Tata Steel says no assets up for sale in Europe
NEW DELHI/MUMBAI (Reuters) - Tata Steel Ltd(TISC.NS) said it expected to take no further charges in Europe and has put no European assets up for sale, following a $1.6 billion writedown for the region in the past financial year due to weak demand.
The company reported its third straight quarterly loss on Thursday, which could lead to pressure for further cost cuts and closures, especially in its older plants in Britain.
Two-thirds of Tata Steel's 27 million tonne annual capacity is in Europe, where demand has fallen by almost a third since 2007. Various media reports have said it is exploring a sale of some of the assets.
"At this time, we have no business which is on the table," Chief Financial Officer Koushik Chatterjee told reporters. "But if there are opportunities or our strategy is different, it can happen."
"Severely depressed" conditions in Europe are expected to continue over the short to medium term, the company said in an earlier statement.
Its January-March net loss was 65.29 billion rupees, compared with a 4.33 billion rupee profit a year earlier. Net sales rose about 1 percent to 341.8 billion rupees for the fourth quarter.

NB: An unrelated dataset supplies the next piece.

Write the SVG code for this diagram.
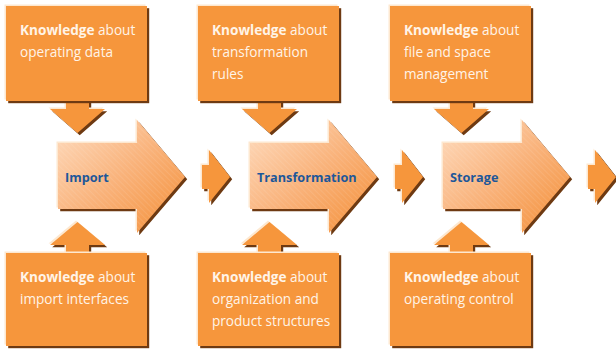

Analysts had expected profit of 3.64 billion rupees on sales of 350.16 billion rupees, according Thomson Reuters I/B/E/S.
Investors and analysts have said Tata Steel should focus on its high-margin India operations, where its costs are far lower.
Chatterjee said Tata Steel had secured a loan of 220 billion rupees for its long-delayed 6 million tonne plant in Odisha. The company is already saddled with debt of about $10 billion, nearly double its market value.
Tata also said it would not proceed with a planned $5 billion steel plant in Vietnam.
The company, like bigger rival ArcelorMittal SA(ISPA.AS), has cut jobs and production to cope with the sluggish global steel market.
Tata Steel, part of the salt-to-software Tata group, bought a foothold Europe when it paid $13 billion for Anglo-Dutch steelmaker Corus in 2007, a deal that forced it to pile on debt.